----- Given data -----
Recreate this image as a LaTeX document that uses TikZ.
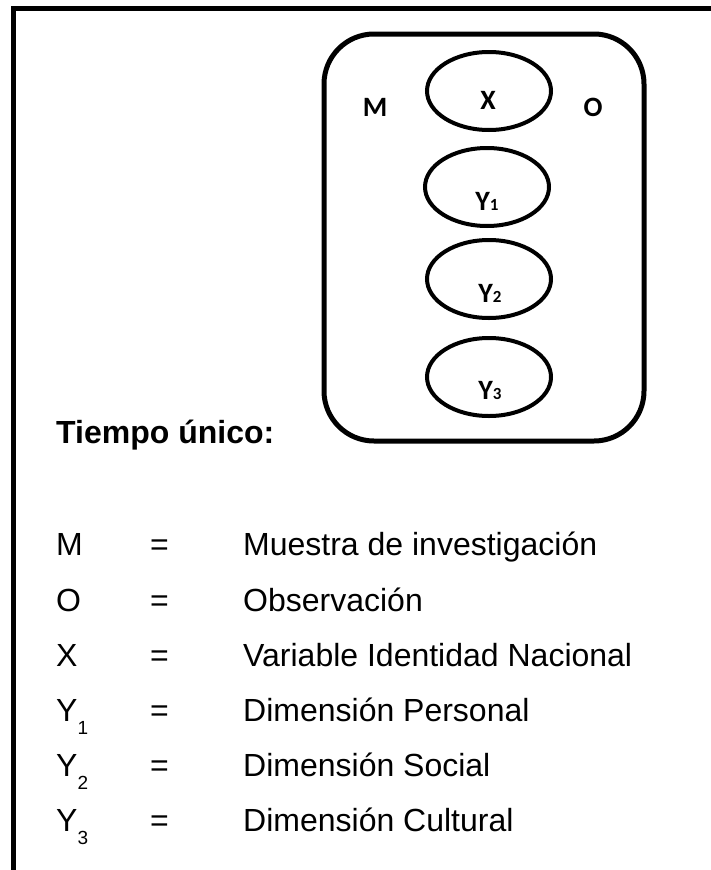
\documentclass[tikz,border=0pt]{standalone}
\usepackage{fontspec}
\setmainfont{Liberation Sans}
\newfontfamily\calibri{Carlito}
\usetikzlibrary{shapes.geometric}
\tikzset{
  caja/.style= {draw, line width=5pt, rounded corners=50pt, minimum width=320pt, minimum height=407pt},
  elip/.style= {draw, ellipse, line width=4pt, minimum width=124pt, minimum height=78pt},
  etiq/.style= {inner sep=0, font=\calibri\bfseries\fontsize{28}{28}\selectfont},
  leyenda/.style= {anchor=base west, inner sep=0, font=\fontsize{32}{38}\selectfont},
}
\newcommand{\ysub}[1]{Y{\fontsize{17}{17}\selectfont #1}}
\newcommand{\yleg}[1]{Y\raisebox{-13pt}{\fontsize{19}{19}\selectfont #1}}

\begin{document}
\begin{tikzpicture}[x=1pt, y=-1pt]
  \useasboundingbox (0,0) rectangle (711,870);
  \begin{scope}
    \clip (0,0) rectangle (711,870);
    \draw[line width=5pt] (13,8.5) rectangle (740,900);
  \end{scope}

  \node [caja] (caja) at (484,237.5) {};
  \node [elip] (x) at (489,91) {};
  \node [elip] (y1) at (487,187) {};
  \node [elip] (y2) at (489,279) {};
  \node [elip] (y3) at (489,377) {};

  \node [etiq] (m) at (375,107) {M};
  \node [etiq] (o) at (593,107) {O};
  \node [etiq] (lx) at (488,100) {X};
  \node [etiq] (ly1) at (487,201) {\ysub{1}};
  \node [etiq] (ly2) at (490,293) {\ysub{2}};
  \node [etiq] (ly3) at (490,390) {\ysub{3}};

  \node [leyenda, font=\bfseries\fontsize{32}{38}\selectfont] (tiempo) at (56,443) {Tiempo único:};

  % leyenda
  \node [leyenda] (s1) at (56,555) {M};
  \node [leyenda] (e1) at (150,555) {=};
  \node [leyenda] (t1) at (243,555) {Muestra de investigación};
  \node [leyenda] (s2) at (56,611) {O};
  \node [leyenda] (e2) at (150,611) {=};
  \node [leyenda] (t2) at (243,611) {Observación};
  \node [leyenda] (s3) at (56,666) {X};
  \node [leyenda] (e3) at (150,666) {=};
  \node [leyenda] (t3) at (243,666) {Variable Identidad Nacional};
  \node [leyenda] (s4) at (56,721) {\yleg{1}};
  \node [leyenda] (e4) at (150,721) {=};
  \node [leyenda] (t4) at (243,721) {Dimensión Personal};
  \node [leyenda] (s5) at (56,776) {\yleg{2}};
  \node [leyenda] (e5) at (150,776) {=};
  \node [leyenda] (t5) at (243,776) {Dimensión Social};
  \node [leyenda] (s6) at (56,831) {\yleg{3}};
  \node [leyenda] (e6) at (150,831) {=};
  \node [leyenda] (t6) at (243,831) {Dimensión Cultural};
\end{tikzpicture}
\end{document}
-----
Work instructions -
Every line from the top of the material above through the line with "[elip] (y3) at" should be duplicated exactly, please; leave out the pictures.

Task output -
Recreate this image as a LaTeX document that uses TikZ.
\documentclass[tikz,border=0pt]{standalone}
\usepackage{fontspec}
\setmainfont{Liberation Sans}
\newfontfamily\calibri{Carlito}
\usetikzlibrary{shapes.geometric}
\tikzset{
  caja/.style= {draw, line width=5pt, rounded corners=50pt, minimum width=320pt, minimum height=407pt},
  elip/.style= {draw, ellipse, line width=4pt, minimum width=124pt, minimum height=78pt},
  etiq/.style= {inner sep=0, font=\calibri\bfseries\fontsize{28}{28}\selectfont},
  leyenda/.style= {anchor=base west, inner sep=0, font=\fontsize{32}{38}\selectfont},
}
\newcommand{\ysub}[1]{Y{\fontsize{17}{17}\selectfont #1}}
\newcommand{\yleg}[1]{Y\raisebox{-13pt}{\fontsize{19}{19}\selectfont #1}}

\begin{document}
\begin{tikzpicture}[x=1pt, y=-1pt]
  \useasboundingbox (0,0) rectangle (711,870);
  \begin{scope}
    \clip (0,0) rectangle (711,870);
    \draw[line width=5pt] (13,8.5) rectangle (740,900);
  \end{scope}

  \node [caja] (caja) at (484,237.5) {};
  \node [elip] (x) at (489,91) {};
  \node [elip] (y1) at (487,187) {};
  \node [elip] (y2) at (489,279) {};
  \node [elip] (y3) at (489,377) {};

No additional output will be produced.